«Миссия коммунизировать Институт… Но как ее может осуществлять человек, не способный ничем, кроме угроз, поддерживать свой авторитет, то и дело подрывающий всякое уважение к себе крупными и мелкими проявлениями настоящей некультурности?», – писал Богданов. Видимо, по инициативе Рамонова на него в «инстанции» был направлен донос, в котором Богданова обвиняли «в резкой враждебности к партийцам вообще». «Это обо мне, у которого почти нет друзей, кроме старых коммунистов, и который только благодаря помощи нескольких студентов-коммунистов мог поставить свои первые, важнейшие опыты», – возмущался он.
Он ставил вопрос о Рамонове перед партийной ячейкой Наркомздрава, но та решила никаких мер в отношении его не предпринимать. Богданов видел только один выход из сложившейся ситуации. «Это решение о моей отставке», – писал он, объясняя, что именно поэтому направляет Семашко, Бухарину и Сталину «этот краткий отчет и просьбу об освобождении меня от обязанностей, выполнение которых стало невозможным».
Докладная записка, как уже говорилось, не была подана «ввиду изменившихся условий», и Богданов в отставку не ушел. Это могло означать только одно – его покровители в Кремле помогли ему и на этот раз. Однако руководить институтом Богданову оставалось недолго.
За последнее время он сильно сдал. Богданову было 54 года, и нельзя сказать, что он всю жизнь вел здоровый образ жизни, он часто болел, перенес несколько сердечных приступов, последние три года не был даже в отпуске. Разгар работы в новом институте и борьбы против тех, кто собирался его «коммунизировать», совпал с ухудшением его здоровья. Несколько раз его сваливали с ног приступы гнойного аппендицита, это случалось в ноябре 1927 – феврале 1928 года. Была нужна операция, но Богданов откладывал ее, не считая возможным оставлять институт в такое сложное время. Операцию ему сделали только 5 февраля 1928 года, когда уже отпала необходимость его отставки.

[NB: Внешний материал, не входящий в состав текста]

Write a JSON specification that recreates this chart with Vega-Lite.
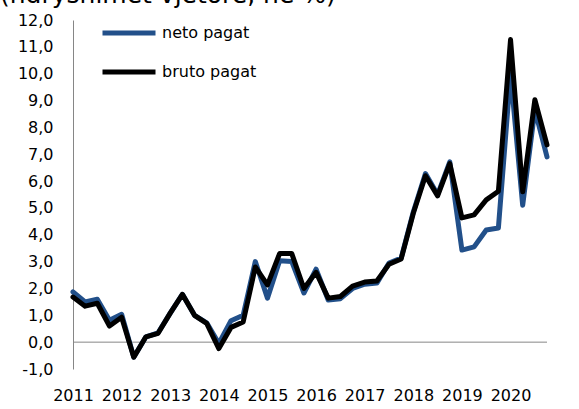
{
  "$schema": "https://vega.github.io/schema/vega-lite/v6.json",
  "autosize": {"type": "none"},
  "width": 474,
  "height": 349,
  "padding": {"left": 73, "top": 20, "right": 32, "bottom": 40},
  "background": "white",
  "config": {"view": {"stroke": null}, "font": "DejaVu Sans",
    "axisY": {"labelOverlap": false, "labelBound": false, "labelFlush": false, "grid": false, "ticks": false, "domainColor": "#868686", "labelFontSize": 16, "labelColor": "black", "labelPadding": 20}},
  "title": {"text": "(ndryshimet vjetore, në %)", "anchor": "start", "frame": "group", "fontSize": 25, "fontWeight": "normal", "color": "black", "dx": -73, "dy": 37, "offset": 13, "baseline": "alphabetic"},
  "data": {"values": [
    {"q": "2011Q1", "neto": 1.87, "bruto": 1.68},
    {"q": "2011Q2", "neto": 1.50, "bruto": 1.34},
    {"q": "2011Q3", "neto": 1.60, "bruto": 1.45},
    {"q": "2011Q4", "neto": 0.82, "bruto": 0.60},
    {"q": "2012Q1", "neto": 1.04, "bruto": 0.93},
    {"q": "2012Q2", "neto": -0.56, "bruto": -0.56},
    {"q": "2012Q3", "neto": 0.20, "bruto": 0.20},
    {"q": "2012Q4", "neto": 0.35, "bruto": 0.33},
    {"q": "2013Q1", "neto": 1.08, "bruto": 1.08},
    {"q": "2013Q2", "neto": 1.78, "bruto": 1.78},
    {"q": "2013Q3", "neto": 1.00, "bruto": 1.00},
    {"q": "2013Q4", "neto": 0.72, "bruto": 0.70},
    {"q": "2014Q1", "neto": -0.05, "bruto": -0.24},
    {"q": "2014Q2", "neto": 0.80, "bruto": 0.55},
    {"q": "2014Q3", "neto": 1.00, "bruto": 0.75},
    {"q": "2014Q4", "neto": 3.00, "bruto": 2.80},
    {"q": "2015Q1", "neto": 1.64, "bruto": 2.13},
    {"q": "2015Q2", "neto": 3.03, "bruto": 3.30},
    {"q": "2015Q3", "neto": 3.00, "bruto": 3.30},
    {"q": "2015Q4", "neto": 1.83, "bruto": 2.00},
    {"q": "2016Q1", "neto": 2.72, "bruto": 2.60},
    {"q": "2016Q2", "neto": 1.57, "bruto": 1.64},
    {"q": "2016Q3", "neto": 1.62, "bruto": 1.70},
    {"q": "2016Q4", "neto": 2.00, "bruto": 2.09},
    {"q": "2017Q1", "neto": 2.16, "bruto": 2.24},
    {"q": "2017Q2", "neto": 2.20, "bruto": 2.28},
    {"q": "2017Q3", "neto": 2.95, "bruto": 2.90},
    {"q": "2017Q4", "neto": 3.13, "bruto": 3.10},
    {"q": "2018Q1", "neto": 4.85, "bruto": 4.80},
    {"q": "2018Q2", "neto": 6.28, "bruto": 6.20},
    {"q": "2018Q3", "neto": 5.50, "bruto": 5.45},
    {"q": "2018Q4", "neto": 6.72, "bruto": 6.65},
    {"q": "2019Q1", "neto": 3.43, "bruto": 4.63},
    {"q": "2019Q2", "neto": 3.55, "bruto": 4.74},
    {"q": "2019Q3", "neto": 4.18, "bruto": 5.30},
    {"q": "2019Q4", "neto": 4.25, "bruto": 5.62},
    {"q": "2020Q1", "neto": 10.0, "bruto": 11.27},
    {"q": "2020Q2", "neto": 5.10, "bruto": 5.60},
    {"q": "2020Q3", "neto": 8.66, "bruto": 9.03},
    {"q": "2020Q4", "neto": 6.90, "bruto": 7.35}
  ]},
  "transform": [{"fold": ["neto", "bruto"], "as": ["s", "v"]}],
  "layer": [
    {
      "data": {"values": [{"v": 0}]},
      "transform": [],
      "mark": {"type": "rule", "color": "#868686", "strokeWidth": 1},
      "encoding": {"y": {"field": "v", "type": "quantitative", "scale": {"domain": [-1, 12], "nice": false, "zero": false},
        "axis": {"title": null, "values": [-1, 0, 1, 2, 3, 4, 5, 6, 7, 8, 9, 10, 11, 12],
          "labelExpr": "(datum.value < 0 ? '-' : '') + replace(format(abs(datum.value), '.1f'), '.', ',')"}}}
    },
    {
      "transform": [{"filter": "datum.s === 'neto'"}],
      "mark": {"type": "line", "strokeWidth": 5, "strokeJoin": "round", "strokeCap": "round"},
      "encoding": {
        "x": {"field": "q", "type": "ordinal", "sort": null, "scale": {"type": "point", "padding": 0},
          "axis": {"title": null, "labelAngle": 0, "ticks": false, "domain": false, "labelOverlap": false,
            "labelExpr": "indexof(datum.value, 'Q1') >= 0 ? substring(datum.value, 0, 4) : ''",
            "labelFontSize": 16, "labelColor": "black", "labelPadding": 18}},
        "y": {"field": "v", "type": "quantitative", "scale": {"domain": [-1, 12], "nice": false, "zero": false},
          "axis": {"title": null, "values": [-1, 0, 1, 2, 3, 4, 5, 6, 7, 8, 9, 10, 11, 12],
            "labelExpr": "(datum.value < 0 ? '-' : '') + replace(format(abs(datum.value), '.1f'), '.', ',')"}},
        "color": {"field": "s", "type": "nominal", "scale": {"domain": ["neto", "bruto"], "range": ["#22508a", "#000000"]},
          "legend": {"title": null, "orient": "none", "legendX": 27, "legendY": -16, "symbolType": "stroke", "symbolSize": 2809,
            "symbolStrokeWidth": 5, "labelFontSize": 16, "labelColor": "black", "labelOffset": 4, "padding": 0, "rowPadding": -24,
            "labelExpr": "datum.label + ' pagat'"}}
      }
    },
    {
      "transform": [{"filter": "datum.s === 'bruto'"}],
      "mark": {"type": "line", "strokeWidth": 5, "strokeJoin": "round", "strokeCap": "round"},
      "encoding": {
        "x": {"field": "q", "type": "ordinal", "sort": null},
        "y": {"field": "v", "type": "quantitative", "axis": {"title": null, "values": [-1, 0, 1, 2, 3, 4, 5, 6, 7, 8, 9, 10, 11, 12],
            "labelExpr": "(datum.value < 0 ? '-' : '') + replace(format(abs(datum.value), '.1f'), '.', ',')"}},
        "color": {"field": "s", "type": "nominal"}
      }
    }
  ]
}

Институт переливания крови продолжал работать. В газетах появлялись объявления, приглашающие всех желающих сдавать кровь.
Зимой 1928 года несколько студентов физико-математического факультета МГУ прочитали статью о пользе обменных переливаний крови в московском журнале «Экран». Их особенно заинтересовало, что подобные «операции» вроде бы помогают при умственном или нервном переутомлении. Они начали более тщательно знакомиться с вопросом и проштудировали монографию Богданова «Борьба за жизнеспособность».
В марте 1928 года они увидели объявление в «Вечерней Москве» с предложением всем желающим приходить в институт для сдачи крови. А поскольку студентам предстояло сдавать весеннюю сессию, то, помня о пользе переливаний при усталости, они тоже решили обратиться в Институт Богданова.
Одного из студентов звали Лев Колдомасов, ему был 21 год. 19 марта он со своим товарищем пришел в институт, чтобы сдать кровь для определения ее группы и пройти обследование. По результатам этого обследования в «операции» им отказали, так как у Колдомасова имелись признаки туберкулезного процесса в легких, он перенес малярию и у него была расширена селезенка. У второго тоже были проблемы со здоровьем.
На этом бы вся эта история и закончилась, если бы о студенте Колдомасове не узнал сам Богданов. И очень заинтересовался его случаем. Он считал, что если Анфиса Смирнова была больна туберкулезом, он жил с ней и не заразился, то к этому заболеванию у него есть иммунитет. Богданова интересовал вопрос: если человеку с туберкулезом влить здоровую кровь, повлияет ли это на болезнь? Ну а если он сам имеет иммунитет к туберкулезу, значит, и кровь Колдомасова не нанесет никакого вреда его организму, тем более что группы крови у них совпадали (тогда это была 4-я группа). Кровь студента требовалась Богданову для возмещения собственной кровопотери.
Двадцатого марта в общежитие, где жил Колдомасов, послали курьера. Он предложил ему еще раз прийти в институт и поговорить с Богдановым. Тот, естественно, пришел. Богданов объяснил ему цель предстоящей «операции», указав на то, что у Колдомасова может появиться шанс избавиться от туберкулеза. Студент согласился на переливание.
«Операция» состоялась 24 марта 1928 года в 19:30. У Богданова она была 12-й по счету. И роковой. Ухудшение наступило через три часа после «операции». У Богданова поднялась температура. На следующий день появились тошнота, рвота, началась желтуха. Потом температура спала, но его мучили сильные боли во всем теле. Чтобы облегчить их, ему кололи морфий. Сам Богданов считал эти симптомы скорее приемлемой реакцией на большое количество полученной им чужой крови и был уверен, что организм справится с его негативными последствиями. Кстати, и переливание с Колдомасовым он сделал без предварительной консультации с сотрудниками института.